- [Exercise]: Your task is to give the listing below back word for word, pictures excluded.
** BEGIN **
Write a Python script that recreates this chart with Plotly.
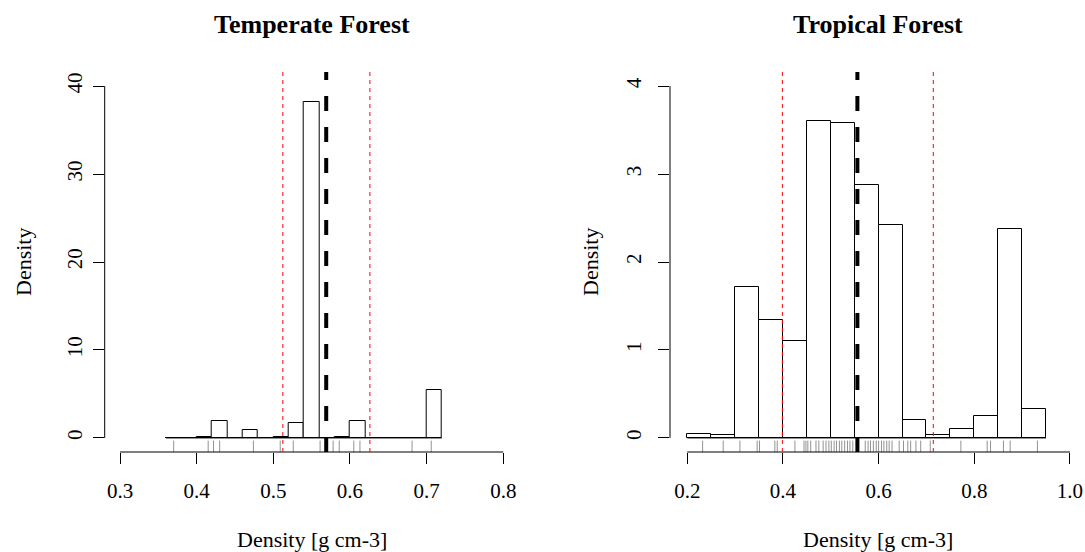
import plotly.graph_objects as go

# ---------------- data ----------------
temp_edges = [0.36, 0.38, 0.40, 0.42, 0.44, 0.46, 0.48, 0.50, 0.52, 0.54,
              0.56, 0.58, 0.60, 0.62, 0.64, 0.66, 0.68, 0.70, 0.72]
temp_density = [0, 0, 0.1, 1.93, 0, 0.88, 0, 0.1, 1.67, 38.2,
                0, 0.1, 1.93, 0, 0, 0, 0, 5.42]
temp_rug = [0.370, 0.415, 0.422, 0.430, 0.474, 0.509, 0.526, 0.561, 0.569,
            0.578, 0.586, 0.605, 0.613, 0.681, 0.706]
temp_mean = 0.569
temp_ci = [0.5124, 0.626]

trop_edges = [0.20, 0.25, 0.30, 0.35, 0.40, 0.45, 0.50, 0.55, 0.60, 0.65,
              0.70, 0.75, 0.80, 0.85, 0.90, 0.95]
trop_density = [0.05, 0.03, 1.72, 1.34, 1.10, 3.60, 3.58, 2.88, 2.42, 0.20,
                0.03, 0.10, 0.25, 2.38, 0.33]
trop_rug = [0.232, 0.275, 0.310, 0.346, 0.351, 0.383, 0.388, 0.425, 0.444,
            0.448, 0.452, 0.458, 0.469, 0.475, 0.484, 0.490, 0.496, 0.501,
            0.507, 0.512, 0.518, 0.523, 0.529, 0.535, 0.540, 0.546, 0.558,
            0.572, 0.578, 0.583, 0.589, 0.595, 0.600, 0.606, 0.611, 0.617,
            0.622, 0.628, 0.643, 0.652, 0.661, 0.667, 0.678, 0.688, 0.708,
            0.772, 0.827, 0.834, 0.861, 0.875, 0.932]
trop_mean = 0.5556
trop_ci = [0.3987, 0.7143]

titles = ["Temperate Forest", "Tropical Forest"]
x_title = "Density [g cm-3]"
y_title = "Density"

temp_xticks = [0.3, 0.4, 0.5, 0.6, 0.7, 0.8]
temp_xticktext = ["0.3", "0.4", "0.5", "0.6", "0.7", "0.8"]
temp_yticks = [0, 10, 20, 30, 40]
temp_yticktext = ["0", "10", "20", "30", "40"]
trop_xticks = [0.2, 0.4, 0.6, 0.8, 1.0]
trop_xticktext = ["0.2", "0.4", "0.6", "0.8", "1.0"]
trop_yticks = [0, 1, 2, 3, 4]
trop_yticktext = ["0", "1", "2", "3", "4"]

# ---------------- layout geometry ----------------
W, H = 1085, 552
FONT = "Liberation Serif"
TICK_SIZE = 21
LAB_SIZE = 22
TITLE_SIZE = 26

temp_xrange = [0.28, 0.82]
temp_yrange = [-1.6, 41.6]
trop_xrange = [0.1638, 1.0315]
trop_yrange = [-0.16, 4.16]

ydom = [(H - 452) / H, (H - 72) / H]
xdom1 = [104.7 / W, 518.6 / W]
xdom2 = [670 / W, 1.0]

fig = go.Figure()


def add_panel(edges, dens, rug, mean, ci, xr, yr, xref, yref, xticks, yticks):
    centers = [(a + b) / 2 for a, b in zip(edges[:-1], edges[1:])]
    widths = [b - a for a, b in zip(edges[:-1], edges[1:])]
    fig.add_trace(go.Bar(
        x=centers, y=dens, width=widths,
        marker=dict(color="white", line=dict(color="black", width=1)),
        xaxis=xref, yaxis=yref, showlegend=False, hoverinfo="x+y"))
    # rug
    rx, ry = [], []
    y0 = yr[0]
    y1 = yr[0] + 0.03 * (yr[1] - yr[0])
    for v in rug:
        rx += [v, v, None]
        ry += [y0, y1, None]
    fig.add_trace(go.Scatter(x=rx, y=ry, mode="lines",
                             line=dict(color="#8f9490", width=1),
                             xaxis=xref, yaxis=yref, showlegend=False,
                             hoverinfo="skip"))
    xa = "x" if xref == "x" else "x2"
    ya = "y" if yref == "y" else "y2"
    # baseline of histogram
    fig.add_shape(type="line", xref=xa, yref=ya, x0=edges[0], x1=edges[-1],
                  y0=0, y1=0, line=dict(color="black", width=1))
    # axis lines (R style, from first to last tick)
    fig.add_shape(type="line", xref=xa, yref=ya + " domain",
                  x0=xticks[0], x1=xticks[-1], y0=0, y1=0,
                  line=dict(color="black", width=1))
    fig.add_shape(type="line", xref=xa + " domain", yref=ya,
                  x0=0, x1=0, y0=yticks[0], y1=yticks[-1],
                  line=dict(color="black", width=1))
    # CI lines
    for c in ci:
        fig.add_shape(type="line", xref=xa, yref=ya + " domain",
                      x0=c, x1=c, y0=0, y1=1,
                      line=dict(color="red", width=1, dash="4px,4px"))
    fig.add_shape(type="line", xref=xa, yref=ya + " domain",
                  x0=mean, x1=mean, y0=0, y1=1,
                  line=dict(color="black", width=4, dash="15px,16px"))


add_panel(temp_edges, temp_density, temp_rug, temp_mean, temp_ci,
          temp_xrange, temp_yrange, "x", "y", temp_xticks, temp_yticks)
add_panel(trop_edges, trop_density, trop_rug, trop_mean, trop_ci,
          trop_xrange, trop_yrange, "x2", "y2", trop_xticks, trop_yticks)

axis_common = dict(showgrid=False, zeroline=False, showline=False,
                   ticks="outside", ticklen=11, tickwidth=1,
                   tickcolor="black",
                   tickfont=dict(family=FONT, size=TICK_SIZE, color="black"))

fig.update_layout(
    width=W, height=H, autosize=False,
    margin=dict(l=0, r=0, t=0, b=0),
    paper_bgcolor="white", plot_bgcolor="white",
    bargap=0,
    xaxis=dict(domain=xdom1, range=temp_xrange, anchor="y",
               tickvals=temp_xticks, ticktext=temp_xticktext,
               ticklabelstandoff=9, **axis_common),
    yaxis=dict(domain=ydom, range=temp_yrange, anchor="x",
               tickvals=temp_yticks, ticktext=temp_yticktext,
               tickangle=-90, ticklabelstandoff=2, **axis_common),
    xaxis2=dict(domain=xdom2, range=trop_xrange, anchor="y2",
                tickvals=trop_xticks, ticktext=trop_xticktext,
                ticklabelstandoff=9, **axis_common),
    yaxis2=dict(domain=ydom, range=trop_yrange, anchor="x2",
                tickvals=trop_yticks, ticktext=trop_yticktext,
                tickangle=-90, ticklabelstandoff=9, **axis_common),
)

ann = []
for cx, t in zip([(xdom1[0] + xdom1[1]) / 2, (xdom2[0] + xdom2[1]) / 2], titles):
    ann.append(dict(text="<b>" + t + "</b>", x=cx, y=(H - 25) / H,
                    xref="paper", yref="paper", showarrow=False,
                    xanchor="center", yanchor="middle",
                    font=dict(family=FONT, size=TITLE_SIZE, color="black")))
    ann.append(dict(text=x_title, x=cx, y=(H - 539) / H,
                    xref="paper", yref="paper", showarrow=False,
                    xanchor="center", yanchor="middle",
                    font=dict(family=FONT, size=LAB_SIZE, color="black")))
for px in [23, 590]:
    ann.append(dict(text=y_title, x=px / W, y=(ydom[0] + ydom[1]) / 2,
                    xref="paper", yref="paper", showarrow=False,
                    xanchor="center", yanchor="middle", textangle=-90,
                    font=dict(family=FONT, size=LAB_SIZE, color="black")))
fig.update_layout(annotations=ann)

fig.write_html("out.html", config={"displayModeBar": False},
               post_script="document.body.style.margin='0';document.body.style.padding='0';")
** END **
- [Result of this exercise]:
Write a Python script that recreates this chart with Plotly.
import plotly.graph_objects as go

# ---------------- data ----------------
temp_edges = [0.36, 0.38, 0.40, 0.42, 0.44, 0.46, 0.48, 0.50, 0.52, 0.54,
              0.56, 0.58, 0.60, 0.62, 0.64, 0.66, 0.68, 0.70, 0.72]
temp_density = [0, 0, 0.1, 1.93, 0, 0.88, 0, 0.1, 1.67, 38.2,
                0, 0.1, 1.93, 0, 0, 0, 0, 5.42]
temp_rug = [0.370, 0.415, 0.422, 0.430, 0.474, 0.509, 0.526, 0.561, 0.569,
            0.578, 0.586, 0.605, 0.613, 0.681, 0.706]
temp_mean = 0.569
temp_ci = [0.5124, 0.626]

trop_edges = [0.20, 0.25, 0.30, 0.35, 0.40, 0.45, 0.50, 0.55, 0.60, 0.65,
              0.70, 0.75, 0.80, 0.85, 0.90, 0.95]
trop_density = [0.05, 0.03, 1.72, 1.34, 1.10, 3.60, 3.58, 2.88, 2.42, 0.20,
                0.03, 0.10, 0.25, 2.38, 0.33]
trop_rug = [0.232, 0.275, 0.310, 0.346, 0.351, 0.383, 0.388, 0.425, 0.444,
            0.448, 0.452, 0.458, 0.469, 0.475, 0.484, 0.490, 0.496, 0.501,
            0.507, 0.512, 0.518, 0.523, 0.529, 0.535, 0.540, 0.546, 0.558,
            0.572, 0.578, 0.583, 0.589, 0.595, 0.600, 0.606, 0.611, 0.617,
            0.622, 0.628, 0.643, 0.652, 0.661, 0.667, 0.678, 0.688, 0.708,
            0.772, 0.827, 0.834, 0.861, 0.875, 0.932]
trop_mean = 0.5556
trop_ci = [0.3987, 0.7143]

titles = ["Temperate Forest", "Tropical Forest"]
x_title = "Density [g cm-3]"
y_title = "Density"

temp_xticks = [0.3, 0.4, 0.5, 0.6, 0.7, 0.8]
temp_xticktext = ["0.3", "0.4", "0.5", "0.6", "0.7", "0.8"]
temp_yticks = [0, 10, 20, 30, 40]
temp_yticktext = ["0", "10", "20", "30", "40"]
trop_xticks = [0.2, 0.4, 0.6, 0.8, 1.0]
trop_xticktext = ["0.2", "0.4", "0.6", "0.8", "1.0"]
trop_yticks = [0, 1, 2, 3, 4]
trop_yticktext = ["0", "1", "2", "3", "4"]

# ---------------- layout geometry ----------------
W, H = 1085, 552
FONT = "Liberation Serif"
TICK_SIZE = 21
LAB_SIZE = 22
TITLE_SIZE = 26

temp_xrange = [0.28, 0.82]
temp_yrange = [-1.6, 41.6]
trop_xrange = [0.1638, 1.0315]
trop_yrange = [-0.16, 4.16]

ydom = [(H - 452) / H, (H - 72) / H]
xdom1 = [104.7 / W, 518.6 / W]
xdom2 = [670 / W, 1.0]

fig = go.Figure()


def add_panel(edges, dens, rug, mean, ci, xr, yr, xref, yref, xticks, yticks):
    centers = [(a + b) / 2 for a, b in zip(edges[:-1], edges[1:])]
    widths = [b - a for a, b in zip(edges[:-1], edges[1:])]
    fig.add_trace(go.Bar(
        x=centers, y=dens, width=widths,
        marker=dict(color="white", line=dict(color="black", width=1)),
        xaxis=xref, yaxis=yref, showlegend=False, hoverinfo="x+y"))
    # rug
    rx, ry = [], []
    y0 = yr[0]
    y1 = yr[0] + 0.03 * (yr[1] - yr[0])
    for v in rug:
        rx += [v, v, None]
        ry += [y0, y1, None]
    fig.add_trace(go.Scatter(x=rx, y=ry, mode="lines",
                             line=dict(color="#8f9490", width=1),
                             xaxis=xref, yaxis=yref, showlegend=False,
                             hoverinfo="skip"))
    xa = "x" if xref == "x" else "x2"
    ya = "y" if yref == "y" else "y2"
    # baseline of histogram
    fig.add_shape(type="line", xref=xa, yref=ya, x0=edges[0], x1=edges[-1],
                  y0=0, y1=0, line=dict(color="black", width=1))
    # axis lines (R style, from first to last tick)
    fig.add_shape(type="line", xref=xa, yref=ya + " domain",
                  x0=xticks[0], x1=xticks[-1], y0=0, y1=0,
                  line=dict(color="black", width=1))
    fig.add_shape(type="line", xref=xa + " domain", yref=ya,
                  x0=0, x1=0, y0=yticks[0], y1=yticks[-1],
                  line=dict(color="black", width=1))
    # CI lines
    for c in ci:
        fig.add_shape(type="line", xref=xa, yref=ya + " domain",
                      x0=c, x1=c, y0=0, y1=1,
                      line=dict(color="red", width=1, dash="4px,4px"))
    fig.add_shape(type="line", xref=xa, yref=ya + " domain",
                  x0=mean, x1=mean, y0=0, y1=1,
                  line=dict(color="black", width=4, dash="15px,16px"))


add_panel(temp_edges, temp_density, temp_rug, temp_mean, temp_ci,
          temp_xrange, temp_yrange, "x", "y", temp_xticks, temp_yticks)
add_panel(trop_edges, trop_density, trop_rug, trop_mean, trop_ci,
          trop_xrange, trop_yrange, "x2", "y2", trop_xticks, trop_yticks)

axis_common = dict(showgrid=False, zeroline=False, showline=False,
                   ticks="outside", ticklen=11, tickwidth=1,
                   tickcolor="black",
                   tickfont=dict(family=FONT, size=TICK_SIZE, color="black"))

fig.update_layout(
    width=W, height=H, autosize=False,
    margin=dict(l=0, r=0, t=0, b=0),
    paper_bgcolor="white", plot_bgcolor="white",
    bargap=0,
    xaxis=dict(domain=xdom1, range=temp_xrange, anchor="y",
               tickvals=temp_xticks, ticktext=temp_xticktext,
               ticklabelstandoff=9, **axis_common),
    yaxis=dict(domain=ydom, range=temp_yrange, anchor="x",
               tickvals=temp_yticks, ticktext=temp_yticktext,
               tickangle=-90, ticklabelstandoff=2, **axis_common),
    xaxis2=dict(domain=xdom2, range=trop_xrange, anchor="y2",
                tickvals=trop_xticks, ticktext=trop_xticktext,
                ticklabelstandoff=9, **axis_common),
    yaxis2=dict(domain=ydom, range=trop_yrange, anchor="x2",
                tickvals=trop_yticks, ticktext=trop_yticktext,
                tickangle=-90, ticklabelstandoff=9, **axis_common),
)

ann = []
for cx, t in zip([(xdom1[0] + xdom1[1]) / 2, (xdom2[0] + xdom2[1]) / 2], titles):
    ann.append(dict(text="<b>" + t + "</b>", x=cx, y=(H - 25) / H,
                    xref="paper", yref="paper", showarrow=False,
                    xanchor="center", yanchor="middle",
                    font=dict(family=FONT, size=TITLE_SIZE, color="black")))
    ann.append(dict(text=x_title, x=cx, y=(H - 539) / H,
                    xref="paper", yref="paper", showarrow=False,
                    xanchor="center", yanchor="middle",
                    font=dict(family=FONT, size=LAB_SIZE, color="black")))
for px in [23, 590]:
    ann.append(dict(text=y_title, x=px / W, y=(ydom[0] + ydom[1]) / 2,
                    xref="paper", yref="paper", showarrow=False,
                    xanchor="center", yanchor="middle", textangle=-90,
                    font=dict(family=FONT, size=LAB_SIZE, color="black")))
fig.update_layout(annotations=ann)

fig.write_html("out.html", config={"displayModeBar": False},
               post_script="document.body.style.margin='0';document.body.style.padding='0';")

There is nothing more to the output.